• _SUPPLIED DATA_:
-- Start --

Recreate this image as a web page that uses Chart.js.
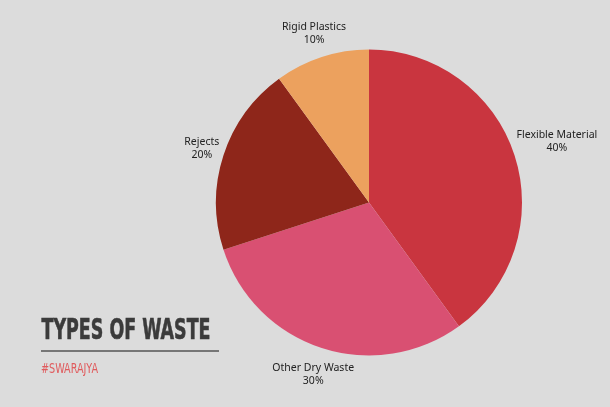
<!DOCTYPE html>
<html>
<head>
<meta charset="utf-8">
<script src="https://cdn.jsdelivr.net/npm/chart.js@4.4.1/dist/chart.umd.min.js"></script>
<style>
  html,body{margin:0;padding:0;background:#dcdcdc;}
  #wrap{position:relative;width:610px;height:407px;}
  #pie{display:block;width:610px;height:407px;}
</style>
</head>
<body>
<div id="wrap"><canvas id="pie" width="610" height="407"></canvas></div>
<script>
// Data
const categories = ['Flexible Material', 'Other Dry Waste', 'Rejects', 'Rigid Plastics'];
const shares = [40, 30, 20, 10];
const sliceColors = ['#c9353f', '#d95072', '#8e261a', '#eca15e'];
const chartTitle = 'TYPES OF WASTE';
const brandTag = '#SWARAJYA';

// labels outside each slice, along its middle angle
const outerLabels = {
  id: 'outerLabels',
  afterDatasetsDraw(chart){
    const ctx = chart.ctx;
    const arcs = chart.getDatasetMeta(0).data;
    ctx.save();
    ctx.font = '10.5px "Noto Sans", "Open Sans", sans-serif';
    ctx.fillStyle = '#222';
    ctx.textAlign = 'center';
    ctx.textBaseline = 'middle';
    arcs.forEach((arc, i) => {
      const p = arc.getProps(['x','y','startAngle','endAngle','outerRadius'], true);
      const mid = (p.startAngle + p.endAngle) / 2;
      const dx = Math.cos(mid), dy = Math.sin(mid);
      const l1 = chart.data.labels[i];
      const l2 = chart.data.datasets[0].data[i] + '%';
      const w = Math.max(ctx.measureText(l1).width, ctx.measureText(l2).width);
      const h = 27;
      const d = p.outerRadius + 2 + Math.abs(dx) * w / 2 + Math.abs(dy) * h / 2;
      const cx = p.x + dx * d, cy = p.y + dy * d;
      ctx.fillText(l1, cx, cy - 6.5);
      ctx.fillText(l2, cx, cy + 7);
    });
    ctx.restore();
  }
};

// title block bottom-left
const titleBlock = {
  id: 'titleBlock',
  afterDraw(chart){
    const ctx = chart.ctx;
    ctx.save();
    ctx.textAlign = 'left';
    ctx.textBaseline = 'alphabetic';
    ctx.fillStyle = '#3b3b3b';
    ctx.strokeStyle = '#3b3b3b';
    ctx.lineWidth = 0.6;
    ctx.font = 'bold 29px "Liberation Sans Narrow", "DejaVu Sans Condensed", sans-serif';
    const tw = ctx.measureText(chartTitle).width;
    ctx.translate(41.5, 338.5);
    ctx.scale(169 / tw, 1);
    ctx.fillText(chartTitle, 0, 0);
    ctx.strokeText(chartTitle, 0, 0);
    ctx.restore();

    ctx.save();
    ctx.strokeStyle = '#555';
    ctx.lineWidth = 1.5;
    ctx.beginPath();
    ctx.moveTo(41, 351);
    ctx.lineTo(219, 351);
    ctx.stroke();

    ctx.fillStyle = '#e05a5c';
    ctx.font = '14px "Liberation Sans Narrow", "DejaVu Sans Condensed", sans-serif';
    const bw = ctx.measureText(brandTag).width;
    ctx.translate(41, 373);
    ctx.scale(57 / bw, 1);
    ctx.fillText(brandTag, 0, 0);
    ctx.restore();
  }
};

new Chart(document.getElementById('pie'), {
  type: 'pie',
  data: {
    labels: categories,
    datasets: [{
      data: shares,
      backgroundColor: sliceColors,
      borderWidth: 0
    }]
  },
  options: {
    responsive: false,
    animation: false,
    layout: { padding: { top: 49, bottom: 51, left: 216, right: 88 } },
    plugins: { legend: { display: false }, tooltip: { enabled: false } }
  },
  plugins: [outerLabels, titleBlock]
});
</script>
</body>
</html>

-- End --

• _WHAT YOU ARE ASKED TO DO_: Give again, exactly, the lines from the start of the data through the one holding "const brandTag = '#SWARAJYA';"; omit the pictures.

• _SOLUTION BELOW_:
Recreate this image as a web page that uses Chart.js.
<!DOCTYPE html>
<html>
<head>
<meta charset="utf-8">
<script src="https://cdn.jsdelivr.net/npm/chart.js@4.4.1/dist/chart.umd.min.js"></script>
<style>
  html,body{margin:0;padding:0;background:#dcdcdc;}
  #wrap{position:relative;width:610px;height:407px;}
  #pie{display:block;width:610px;height:407px;}
</style>
</head>
<body>
<div id="wrap"><canvas id="pie" width="610" height="407"></canvas></div>
<script>
// Data
const categories = ['Flexible Material', 'Other Dry Waste', 'Rejects', 'Rigid Plastics'];
const shares = [40, 30, 20, 10];
const sliceColors = ['#c9353f', '#d95072', '#8e261a', '#eca15e'];
const chartTitle = 'TYPES OF WASTE';
const brandTag = '#SWARAJYA';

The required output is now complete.